→ What this task involves
The lines from the top of the material through the line with "W, H = 719, 544" are to be set down exactly. Leave the pictures out.

→ Information supplied
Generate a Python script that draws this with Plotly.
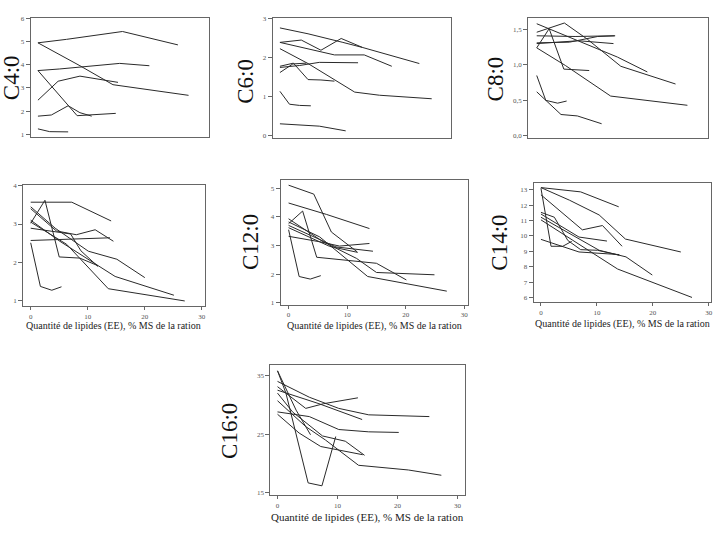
import plotly.graph_objects as go

W, H = 719, 544

# ---- data (x = Quantité de lipides, y = fatty acid) ----
C4_x = [[0, 5.1, 15.1, 25.0], [0, 7.5, 13.4, 26.9], [0, 3.9, 14.6, 19.9], [0, 7.0, 13.9],
        [0, 2.4, 5.4, 7.5, 9.6], [0, 3.6, 7.5, 14.3], [0, 2.1, 5.4]]
C4_y = [[4.95, 5.10, 5.44, 4.86], [4.95, 3.96, 3.14, 2.68], [3.75, 3.82, 4.06, 3.96], [3.75, 1.80, 1.90],
        [1.78, 1.83, 2.23, 1.93, 1.78], [2.47, 3.29, 3.51, 3.24], [1.23, 1.11, 1.10]]

C6_x = [[0, 5.0, 11.2, 14.7, 24.8], [0, 3.8, 7.3, 10.9, 14.7], [0, 5.0, 9.7, 15.0, 19.9],
        [0, 5.0, 13.3, 17.7, 27.0], [0, 2.4, 5.0, 7.3, 9.7], [0, 3.5, 7.0, 13.9], [0, 2.3, 4.7],
        [0, 1.7, 3.5, 5.5], [0, 7.0, 11.7]]
C6_y = [[2.76, 2.61, 2.39, 2.26, 1.85], [2.39, 2.45, 2.19, 2.49, 2.26], [2.39, 2.22, 2.07, 2.07, 1.78],
        [2.23, 1.85, 1.12, 1.04, 0.95], [1.78, 1.86, 1.44, 1.43, 1.40], [1.75, 1.80, 1.88, 1.87], [1.62, 1.84, 1.86],
        [1.14, 0.81, 0.78, 0.77], [0.31, 0.25, 0.13]]

C8_x = [[0.2, 7.2, 14.5, 19.8], [0.2, 5.1, 9.2, 15.1, 24.8], [0.2, 7.0, 14.0], [0.2, 2.4, 5.0, 9.5],
        [0.2, 7.6, 13.8], [0.2, 6.0, 11.0, 14.1], [0.2, 5.3, 13.3, 26.9], [0.2, 1.8, 3.9, 5.5],
        [0.2, 4.5, 7.4, 11.7]]
C8_y = [[1.58, 1.35, 1.11, 0.90], [1.46, 1.59, 1.36, 0.98, 0.73], [1.41, 1.40, 1.41], [1.24, 1.51, 0.94, 0.92],
        [1.30, 1.34, 1.30], [1.31, 1.32, 1.40, 1.41], [1.24, 0.99, 0.56, 0.43], [0.85, 0.50, 0.46, 0.49],
        [0.62, 0.30, 0.28, 0.17]]

C10_x = [[0, 7.2, 14.1], [0, 2.5, 5.0, 8.6, 11.8], [0, 4.3, 10.1, 15.1, 20.0], [0, 4.5, 8.0, 11.3, 14.5],
         [0, 5.1, 14.8, 25.1], [0, 6.3, 13.6, 27.0], [0, 7.0, 8.8, 11.8], [0, 13.9], [0, 1.7, 3.7, 5.4]]
C10_y = [[3.57, 3.57, 3.08], [3.02, 3.62, 2.14, 2.11, 1.91], [3.45, 2.89, 2.29, 2.08, 1.60],
         [3.40, 2.82, 2.72, 2.85, 2.55], [3.10, 2.55, 1.63, 1.14], [3.05, 2.47, 1.31, 0.99],
         [2.89, 2.74, 2.30, 1.89], [2.57, 2.64], [2.51, 1.37, 1.27, 1.36]]

C12_x = [[0, 4.3, 7.3, 11.7], [0, 6.5, 13.8], [0, 2.4, 4.8, 15.0, 20.1], [0, 5.9, 11.6, 15.0, 24.9],
         [0, 5.3, 13.5, 20.1, 27.0], [0, 8.1, 14.4], [0, 5.3, 8.7, 13.8], [0, 1.8, 3.7, 5.5], [0, 7.0, 11.8]]
C12_y = [[5.10, 4.79, 3.47, 2.78], [4.48, 4.08, 3.59], [3.76, 4.20, 2.59, 2.38, 1.80], [3.93, 3.13, 2.55, 2.06, 1.98],
         [3.82, 3.30, 1.92, 1.67, 1.41], [3.70, 2.95, 2.80], [3.32, 3.13, 2.98, 3.07], [3.55, 1.92, 1.83, 1.95],
         [3.62, 2.97, 2.76]]

C14_x = [[0, 7.1, 13.9], [0, 5.1, 10.4, 15.1, 25.0], [0, 7.4, 11.0, 14.5], [0, 1.8, 3.9, 5.5],
         [0, 2.4, 4.8, 7.1, 10.1, 14.0], [0, 6.8, 11.8], [0, 10.4, 15.2, 19.9], [0, 13.7, 27.0], [0, 6.8, 14.0]]
C14_y = [[13.15, 12.87, 11.90], [13.15, 12.33, 11.37, 9.80, 8.96], [12.68, 10.40, 10.68, 9.33], [13.11, 9.33, 9.33, 9.65],
         [11.54, 11.22, 9.71, 9.11, 9.07, 8.75], [11.43, 9.93, 9.67], [11.22, 9.07, 8.64, 7.46], [11.05, 7.85, 6.00],
         [9.78, 8.96, 8.79]]

C16_x = [[0, 1.4, 5.1, 7.4, 9.7], [0, 3.1, 5.5], [0, 5.3, 10.2, 15.2, 25.3], [0, 4.7, 7.7, 13.4],
         [0, 6.9, 14.1], [0, 2.5, 7.5, 11.3, 14.5], [0, 5.3, 10.2, 15.2, 20.2],
         [0, 4.7, 8.0, 13.5, 21.8, 27.3], [0, 3.6, 7.2, 14.2]]
C16_y = [[35.8, 32.0, 16.7, 16.2, 24.6], [35.8, 29.1, 24.9], [34.0, 31.3, 29.4, 28.3, 28.0], [33.1, 29.4, 30.2, 31.2],
         [32.5, 30.2, 27.5], [32.0, 28.8, 24.7, 23.8, 21.4], [28.8, 28.0, 25.8, 25.4, 25.3],
         [30.7, 26.3, 24.0, 19.7, 18.9, 18.0], [28.4, 25.2, 22.9, 21.5]]

LABELS = ["C4:0", "C6:0", "C8:0", "", "C12:0", "C14:0", "C16:0"]
XTITLE = "Quantité de lipides (EE), % MS de la ration"
X_TICKS = [0, 10, 20, 30]

# ---- layout (pixel boxes) ----
panels = [
    dict(xs=C4_x, ys=C4_y, box=(30.7, 209, 15, 135.7), xr=[-1.3, 30.5], yr=[0.87, 6.03],
         yt=[1, 2, 3, 4, 5, 6], ytt=None, xt=False, lab=(11, 75)),
    dict(xs=C6_x, ys=C6_y, box=(273, 452, 15.3, 136), xr=[-1.3, 30.5], yr=[-0.04, 3.01],
         yt=[0, 1, 2, 3], ytt=None, xt=False, lab=(245, 79)),
    dict(xs=C8_x, ys=C8_y, box=(529, 708.7, 15, 136), xr=[-1.3, 30.5], yr=[-0.024, 1.663],
         yt=[0, 0.5, 1.0, 1.5], ytt=["0,0", "0,5", "1,0", "1,5"], xt=False, lab=(496, 77)),
    dict(xs=C10_x, ys=C10_y, box=(23.3, 205, 184, 306.7), xr=[-1.3, 30.5], yr=[0.85, 4.02],
         yt=[1, 2, 3, 4], ytt=None, xt=True, lab=None, xty=326.7, xtf=10),
    dict(xs=C12_x, ys=C12_y, box=(281, 468.3, 179.3, 305), xr=[-1.36, 30.56], yr=[0.94, 5.27],
         yt=[1, 2, 3, 4, 5], ytt=None, xt=True, lab=(251, 242), xty=326.7, xtf=10),
    dict(xs=C14_x, ys=C14_y, box=(534.3, 712.3, 182.3, 302.7), xr=[-1.32, 30.45], yr=[5.68, 13.43],
         yt=list(range(6, 14)), ytt=None, xt=True, lab=(500, 242), xty=325, xtf=10),
    dict(xs=C16_x, ys=C16_y, box=(270.7, 466, 366, 497.7), xr=[-1.2, 31.3], yr=[14.6, 36.8],
         yt=[15, 25, 35], ytt=None, xt=True, lab=(230, 433), xty=520, xtf=11),
]

fig = go.Figure()
annotations = []
tickfont = dict(family="Liberation Serif", size=7, color="#555")

for i, p in enumerate(panels):
    n = i + 1
    xa = "x" if n == 1 else f"x{n}"
    ya = "y" if n == 1 else f"y{n}"
    for xs, ys in zip(p["xs"], p["ys"]):
        fig.add_trace(go.Scatter(x=xs, y=ys, mode="lines", xaxis=xa, yaxis=ya,
                                 line=dict(color="#2a2a2a", width=1), showlegend=False,
                                 hoverinfo="skip"))
    l, r, t, b = p["box"]
    xkey = "xaxis" if n == 1 else f"xaxis{n}"
    ykey = "yaxis" if n == 1 else f"yaxis{n}"
    fig.update_layout(**{
        xkey: dict(domain=[l / W, r / W], range=p["xr"], anchor=ya,
                   showgrid=False, zeroline=False, showline=True, mirror=True,
                   linecolor="#666", linewidth=1,
                   ticks="outside" if p["xt"] else "", ticklen=3, tickcolor="#666",
                   tickvals=X_TICKS if p["xt"] else [], showticklabels=p["xt"],
                   tickfont=tickfont, fixedrange=True),
        ykey: dict(domain=[1 - b / H, 1 - t / H], range=p["yr"], anchor=xa,
                   showgrid=False, zeroline=False, showline=True, mirror=True,
                   linecolor="#666", linewidth=1,
                   ticks="outside", ticklen=4, tickcolor="#666",
                   tickvals=p["yt"], ticktext=p["ytt"] if p["ytt"] else [str(v) for v in p["yt"]],
                   tickfont=tickfont, fixedrange=True),
    })
    if p["lab"]:
        annotations.append(dict(text=LABELS[i], x=p["lab"][0] / W, y=1 - p["lab"][1] / H,
                                xref="paper", yref="paper", showarrow=False, textangle=-90,
                                xanchor="center", yanchor="middle",
                                font=dict(family="Liberation Serif", size=23, color="#111")))
    if p["xt"]:
        annotations.append(dict(text=XTITLE, x=(l + r) / 2 / W, y=1 - p["xty"] / H,
                                xref="paper", yref="paper", showarrow=False,
                                xanchor="center", yanchor="middle",
                                font=dict(family="Liberation Serif", size=p["xtf"], color="#222")))

fig.update_layout(width=W, height=H, margin=dict(l=0, r=0, t=0, b=0),
                  paper_bgcolor="white", plot_bgcolor="white",
                  annotations=annotations, showlegend=False)

fig.write_html("out.html")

→ Answer to the exercise
Generate a Python script that draws this with Plotly.
import plotly.graph_objects as go

W, H = 719, 544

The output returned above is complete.